Tuesday, July 3, 2012

As banks deepen commodity deals, Volcker test likely


The subtext of JPMorgan's landmark deal to buy crude and sell gasoline for the largest oil refinery on the U.S. East Coast was barely disguised.
In joining private equity firm Carlyle Group to help rescue Sunoco Inc's Philadelphia plant from likely closure, the Wall Street titan cast its multibillion-dollar physical commodity business as an essential client service, financing inventory and trading on behalf of the new owners.
This was about helping conclude a deal that would preserve jobs and avert a potential fuel price spike during the heat of an election year summer -- not another risky trading venture after the more than $2 billion 'London Whale' loss.
But the deal also highlights a largely overlooked clause in the Volcker rule that threatens to squeeze banks out of physical markets if applied strictly by regulators, one that JPMorgan and rivals like Morgan Stanley have been quietly fighting for months.
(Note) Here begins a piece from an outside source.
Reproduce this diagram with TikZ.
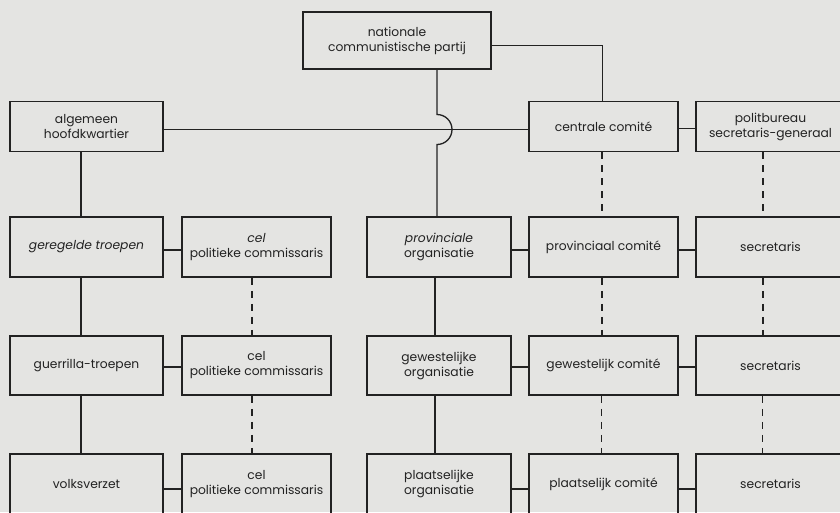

While it has long been known the Volcker rule will ban banks' proprietary trading in securities, futures, and other financial tools like swaps, a draft rule released in October cast a net over commercial physical contracts known as ‘commodity forwards', which had previously been all but exempt from financial oversight.
The banks say that physical commodity forwards are a world away from the exotic derivatives blamed for exacerbating the financial crisis. A forward contract in commodities exists somewhere in the gray area between a derivative like a swap - which involves the exchange of money but not any physical assets - and the spot market, where short-term cash deals are cut.